A few years back I was reflecting on a study that found arts administrators sought online data and learning opportunities that were relevant to the challenges they face. The problem, as you might imagine, is that they didn’t feel there was enough time in the day to sit down and read articles, much less seek them out. They wanted some sort of information delivery system, but didn’t quite know what those tools looked like.

At the time, I had the insight that this was the same challenge many potential audience members faced. People who may not have participated or attended arts events, upon maturing personally and financially, might desire to start becoming involved but don’t know where to learn about doing so.

At the time my suspicion was that whatever delivery system solved the arts administrators’ problem could probably be used to provide information to audiences.

But now, 6-7 years on, I am not sure a solution as arrived for either group. If anything, the situation has become even more difficult due to need to choose from among a greater proliferation of choices. There is far more information flowing from arts bloggers, forum discussion groups and social media sites like Twitter and Facebook. But there are no consolidated, dependable sources of information to tap into. The individual must attempt to curate their own information.

Even though I am judicious in who I follow on Twitter and via my news reader, it is often all I can do to keep up with the flow of information coming to me. If I weren’t motivated both by a desire for professional development and material to blog about, I think I might give up on making a serious effort to stay current.

But your mileage may vary as they say. If anyone has found a method to gain the professional guidance and information they seek and not become overwhelmed by the experience, please share it.

Likewise, if you know of a good resource for audiences seeking orientation about the arts that doesn’t condescend, let me know as well.

About Joe Patti

I have been writing Butts in the Seats (BitS) on topics of arts and cultural administration since 2004 (yikes!). Given the ever evolving concerns facing the sector, I have yet to exhaust the available subject matter. In addition to BitS, I am a founding contributor to the ArtsHacker ( website where I focus on topics related to boards, law, governance, policy and practice.

I am also an evangelist for the effort to Build Public Will For Arts and Culture being helmed by Arts Midwest and the Metropolitan Group. (

My most recent role was as Executive Director of the Grand Opera House in Macon, GA.
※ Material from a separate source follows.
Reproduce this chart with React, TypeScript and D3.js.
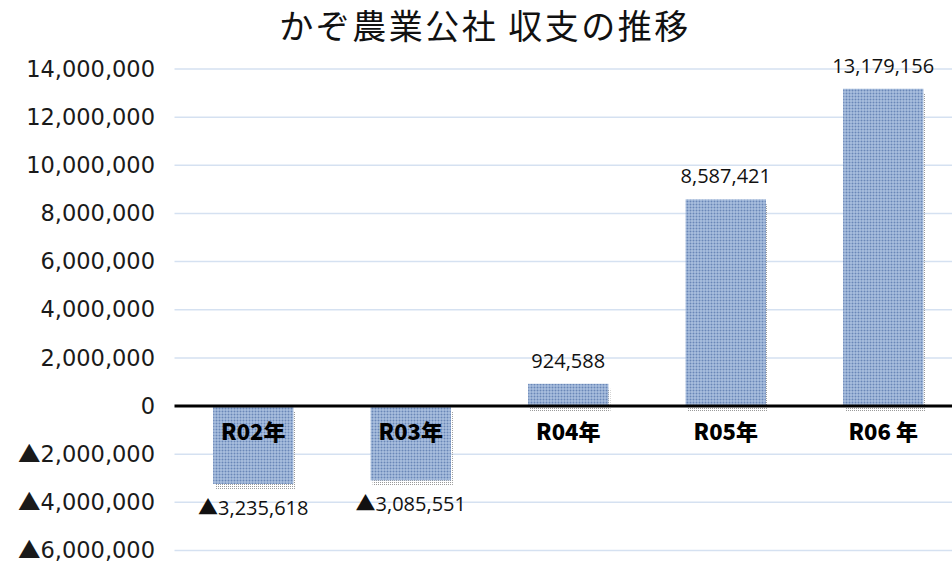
import React, { useEffect, useRef } from 'react'
import * as d3 from 'd3'

const years = ['R02年', 'R03年', 'R04年', 'R05年', 'R06 年']
const balance = [-3235618, -3085551, 924588, 8587421, 13179156]
const yTicks = [-6000000, -4000000, -2000000, 0, 2000000, 4000000, 6000000, 8000000, 10000000, 12000000, 14000000]
const title = 'かぞ農業公社 収支の推移'

const num = d3.format(',')

// negative numbers are written with a leading ▲ (full-width glyph)
const addLabel = (sel: any, v: number, fontFamily: string) => {
  if (v < 0) {
    sel.append('tspan').attr('font-family', 'Noto Sans CJK JP').text('▲')
  }
  sel.append('tspan').attr('font-family', fontFamily).text(num(Math.abs(v)))
}

const App = () => {
  const svgRef = useRef<SVGSVGElement>(null)

  useEffect(() => {
    const width = 952
    const height = 561
    const margin = { top: 69, right: -10, bottom: 10.5, left: 174.5 }

    const svg = d3.select(svgRef.current)
    svg.selectAll('*').remove()
    svg.attr('width', width).attr('height', height).style('background', '#fff')

    const defs = svg.append('defs')
    const bp = defs
      .append('pattern')
      .attr('id', 'barfill')
      .attr('patternUnits', 'userSpaceOnUse')
      .attr('width', 3)
      .attr('height', 3)
    bp.append('rect').attr('width', 3).attr('height', 3).attr('fill', '#a5bbdb')
    bp.append('rect').attr('width', 3).attr('height', 1).attr('fill', '#8fa8cf')
    bp.append('rect').attr('width', 1).attr('height', 3).attr('fill', '#8fa8cf')
    bp.append('rect').attr('width', 1).attr('height', 1).attr('fill', '#6a87b6')

    const sp = defs
      .append('pattern')
      .attr('id', 'shadow')
      .attr('patternUnits', 'userSpaceOnUse')
      .attr('width', 2)
      .attr('height', 2)
    sp.append('rect').attr('width', 1).attr('height', 1).attr('fill', '#9a9a9a')

    const x = d3
      .scaleBand()
      .domain(years)
      .range([margin.left, width - margin.right])
      .paddingInner(0.49)
      .paddingOuter(0.245)

    const y = d3
      .scaleLinear()
      .domain([-6000000, 14000000])
      .range([height - margin.bottom, margin.top])

    // gridlines
    svg
      .append('g')
      .selectAll('line')
      .data(yTicks.filter((d) => d !== 0))
      .enter()
      .append('line')
      .attr('x1', margin.left)
      .attr('x2', width)
      .attr('y1', (d) => y(d))
      .attr('y2', (d) => y(d))
      .attr('stroke', '#d5e1f1')
      .attr('stroke-width', 1.5)

    // y labels
    svg
      .append('g')
      .selectAll('text')
      .data(yTicks)
      .enter()
      .append('text')
      .attr('x', 155)
      .attr('y', (d) => y(d))
      .attr('dy', '0.34em')
      .attr('text-anchor', 'end')
      .attr('font-size', 22.5)
      .attr('fill', '#1a1a1a')
      .each(function (d) {
        addLabel(d3.select(this), d, 'DejaVu Sans')
      })

    const data = years.map((c, i) => ({ c, v: balance[i] }))
    const bw = x.bandwidth()

    // dotted shadow
    svg
      .append('g')
      .selectAll('rect')
      .data(data)
      .enter()
      .append('rect')
      .attr('x', (d) => x(d.c)! + 2)
      .attr('y', (d) => Math.min(y(d.v), y(0)) + 5)
      .attr('width', bw)
      .attr('height', (d) => Math.abs(y(d.v) - y(0)))
      .attr('fill', 'url(#shadow)')

    svg
      .append('g')
      .selectAll('rect')
      .data(data)
      .enter()
      .append('rect')
      .attr('x', (d) => x(d.c)!)
      .attr('y', (d) => Math.min(y(d.v), y(0)))
      .attr('width', bw)
      .attr('height', (d) => Math.abs(y(d.v) - y(0)))
      .attr('fill', 'url(#barfill)')

    // zero line
    svg
      .append('line')
      .attr('x1', margin.left)
      .attr('x2', width)
      .attr('y1', y(0))
      .attr('y2', y(0))
      .attr('stroke', '#000')
      .attr('stroke-width', 3)

    // value labels
    svg
      .append('g')
      .selectAll('text')
      .data(data)
      .enter()
      .append('text')
      .attr('x', (d) => x(d.c)! + bw / 2)
      .attr('y', (d) => (d.v >= 0 ? y(d.v) - 16 : y(d.v) + 31))
      .attr('text-anchor', 'middle')
      .attr('font-size', 20)
      .attr('fill', '#111')
      .each(function (d) {
        addLabel(d3.select(this), d.v, 'Open Sans')
      })

    // category labels
    svg
      .append('g')
      .selectAll('text')
      .data(years)
      .enter()
      .append('text')
      .attr('x', (d) => x(d)! + bw / 2)
      .attr('y', 440)
      .attr('text-anchor', 'middle')
      .attr('font-family', 'Noto Sans CJK JP')
      .attr('font-weight', 900)
      .attr('font-size', 22)
      .attr('fill', '#000')
      .text((d) => d)

    svg
      .append('text')
      .attr('x', 485)
      .attr('y', 39)
      .attr('text-anchor', 'middle')
      .attr('font-family', 'Noto Sans CJK JP')
      .attr('font-size', 34)
      .attr('letter-spacing', 2.5)
      .attr('fill', '#111')
      .text(title)
  }, [])

  return <svg ref={svgRef} style={{ position: 'absolute', left: 0, top: 0 }}></svg>
}

export default App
Among the things I am most proud are having produced an opera in the Hawaiian language and a dance drama about Hawaii's snow goddess Poli'ahu while working as a Theater Manager in Hawaii. Though there are many more highlights than there is space here to list.


2 thoughts on “Modulating the Flow”

  1. Perhaps we’ll see a new type of job, ‘data concierge’. Someone who provides highly curated information for a very specialized target, maybe as a blog or subscription service. Sure, that sounds like any regular blog or magazine, but this would be very selective and targeted information, with input from the client on what information was truly needed. Most of what we read now has a less than 30% ROI, considering the ads and items not relevant to our specific needs. This might be an evolution of the research assistant, becoming a freelance, specialty service.